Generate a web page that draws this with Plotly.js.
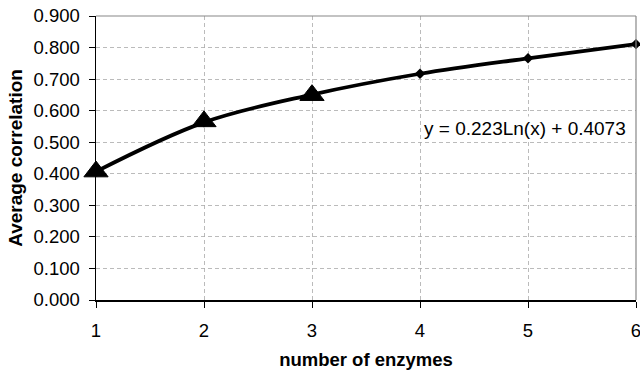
<!DOCTYPE html>
<html>
<head>
<meta charset="utf-8">
<script src="https://cdn.plot.ly/plotly-3.0.1.min.js"></script>
<style>html,body{margin:0;padding:0;background:#fff;}#chart{width:640px;height:373px;}</style>
</head>
<body>
<div id="chart"></div>
<script>
// Data
const enzymes = [1, 2, 3, 4, 5, 6];
const avgCorrelation = [0.407, 0.563, 0.651, 0.717, 0.766, 0.811];
const measuredX = [1, 2, 3];
const measuredY = [0.407, 0.566, 0.649];
const yTicks = [0, 0.1, 0.2, 0.3, 0.4, 0.5, 0.6, 0.7, 0.8, 0.9];
const xTicks = [1, 2, 3, 4, 5, 6];
const equationText = "y = 0.223Ln(x) + 0.4073";

const font = "Liberation Sans, Arial, sans-serif";

const traces = [
  {
    x: enzymes, y: avgCorrelation, type: "scatter", mode: "lines+markers",
    line: {color: "#000", width: 3.8, shape: "spline", smoothing: 1},
    marker: {symbol: "diamond", size: 8, color: "#000"},
    cliponaxis: false, hoverinfo: "skip"
  },
  {
    x: measuredX, y: measuredY, type: "scatter", mode: "markers",
    marker: {symbol: "triangle-up", size: 21, color: "#000", line: {color: "#000", width: 1}},
    cliponaxis: false, hoverinfo: "skip"
  }
];

const layout = {
  width: 640, height: 373,
  margin: {l: 96, r: 4, t: 16, b: 72.5, pad: 0},
  paper_bgcolor: "#fff", plot_bgcolor: "#fff",
  showlegend: false,
  font: {family: font, color: "#000", size: 18},
  xaxis: {
    range: [1, 6], tickvals: xTicks, ticktext: xTicks.map(String),
    showline: true, linecolor: "#000", linewidth: 1.5,
    ticks: "outside", ticklen: 6, tickcolor: "#000", tickwidth: 1,
    showgrid: true, gridcolor: "#aaa", griddash: "4px,3px", gridwidth: 0.8,
    zeroline: false, tickfont: {size: 18.5, family: font, color: "#000"},
    ticklabelstandoff: 7, ticklabeloverflow: "allow",
    title: {text: "<b>number of enzymes</b>", font: {size: 18.5, family: font, color: "#000"}, standoff: 13}
  },
  yaxis: {
    range: [0, 0.9], tickvals: yTicks, ticktext: yTicks.map(v => v.toFixed(3)),
    showline: true, linecolor: "#000", linewidth: 1.5,
    ticks: "outside", ticklen: 6, tickcolor: "#000", tickwidth: 1,
    showgrid: true, gridcolor: "#aaa", griddash: "4px,3px", gridwidth: 0.8,
    zeroline: false, tickfont: {size: 18.5, family: font, color: "#000"},
    ticklabelstandoff: 5,
    title: {text: "<b>Average correlation</b>", font: {size: 19, family: font, color: "#000"}, standoff: 6}
  },
  shapes: [
    {type: "line", xref: "paper", yref: "paper", x0: 0, x1: 1, y0: 1, y1: 1, line: {color: "#888", width: 1.2}},
    {type: "line", xref: "paper", yref: "paper", x0: 1, x1: 1, y0: 0, y1: 1, line: {color: "#888", width: 1.2}}
  ],
  annotations: [
    {x: 4.97, y: 0.543, xref: "x", yref: "y", text: equationText, showarrow: false,
     font: {size: 19, family: font, color: "#000"}, bgcolor: "#fff", xanchor: "center", yanchor: "middle"}
  ]
};

Plotly.newPlot("chart", traces, layout, {displayModeBar: false, staticPlot: true});
</script>
</body>
</html>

TASK STATEMENT: Copy out the listing exactly as it stands, but not the pictures.

RESPONSE:
Generate a web page that draws this with Plotly.js.
<!DOCTYPE html>
<html>
<head>
<meta charset="utf-8">
<script src="https://cdn.plot.ly/plotly-3.0.1.min.js"></script>
<style>html,body{margin:0;padding:0;background:#fff;}#chart{width:640px;height:373px;}</style>
</head>
<body>
<div id="chart"></div>
<script>
// Data
const enzymes = [1, 2, 3, 4, 5, 6];
const avgCorrelation = [0.407, 0.563, 0.651, 0.717, 0.766, 0.811];
const measuredX = [1, 2, 3];
const measuredY = [0.407, 0.566, 0.649];
const yTicks = [0, 0.1, 0.2, 0.3, 0.4, 0.5, 0.6, 0.7, 0.8, 0.9];
const xTicks = [1, 2, 3, 4, 5, 6];
const equationText = "y = 0.223Ln(x) + 0.4073";

const font = "Liberation Sans, Arial, sans-serif";

const traces = [
  {
    x: enzymes, y: avgCorrelation, type: "scatter", mode: "lines+markers",
    line: {color: "#000", width: 3.8, shape: "spline", smoothing: 1},
    marker: {symbol: "diamond", size: 8, color: "#000"},
    cliponaxis: false, hoverinfo: "skip"
  },
  {
    x: measuredX, y: measuredY, type: "scatter", mode: "markers",
    marker: {symbol: "triangle-up", size: 21, color: "#000", line: {color: "#000", width: 1}},
    cliponaxis: false, hoverinfo: "skip"
  }
];

const layout = {
  width: 640, height: 373,
  margin: {l: 96, r: 4, t: 16, b: 72.5, pad: 0},
  paper_bgcolor: "#fff", plot_bgcolor: "#fff",
  showlegend: false,
  font: {family: font, color: "#000", size: 18},
  xaxis: {
    range: [1, 6], tickvals: xTicks, ticktext: xTicks.map(String),
    showline: true, linecolor: "#000", linewidth: 1.5,
    ticks: "outside", ticklen: 6, tickcolor: "#000", tickwidth: 1,
    showgrid: true, gridcolor: "#aaa", griddash: "4px,3px", gridwidth: 0.8,
    zeroline: false, tickfont: {size: 18.5, family: font, color: "#000"},
    ticklabelstandoff: 7, ticklabeloverflow: "allow",
    title: {text: "<b>number of enzymes</b>", font: {size: 18.5, family: font, color: "#000"}, standoff: 13}
  },
  yaxis: {
    range: [0, 0.9], tickvals: yTicks, ticktext: yTicks.map(v => v.toFixed(3)),
    showline: true, linecolor: "#000", linewidth: 1.5,
    ticks: "outside", ticklen: 6, tickcolor: "#000", tickwidth: 1,
    showgrid: true, gridcolor: "#aaa", griddash: "4px,3px", gridwidth: 0.8,
    zeroline: false, tickfont: {size: 18.5, family: font, color: "#000"},
    ticklabelstandoff: 5,
    title: {text: "<b>Average correlation</b>", font: {size: 19, family: font, color: "#000"}, standoff: 6}
  },
  shapes: [
    {type: "line", xref: "paper", yref: "paper", x0: 0, x1: 1, y0: 1, y1: 1, line: {color: "#888", width: 1.2}},
    {type: "line", xref: "paper", yref: "paper", x0: 1, x1: 1, y0: 0, y1: 1, line: {color: "#888", width: 1.2}}
  ],
  annotations: [
    {x: 4.97, y: 0.543, xref: "x", yref: "y", text: equationText, showarrow: false,
     font: {size: 19, family: font, color: "#000"}, bgcolor: "#fff", xanchor: "center", yanchor: "middle"}
  ]
};

Plotly.newPlot("chart", traces, layout, {displayModeBar: false, staticPlot: true});
</script>
</body>
</html>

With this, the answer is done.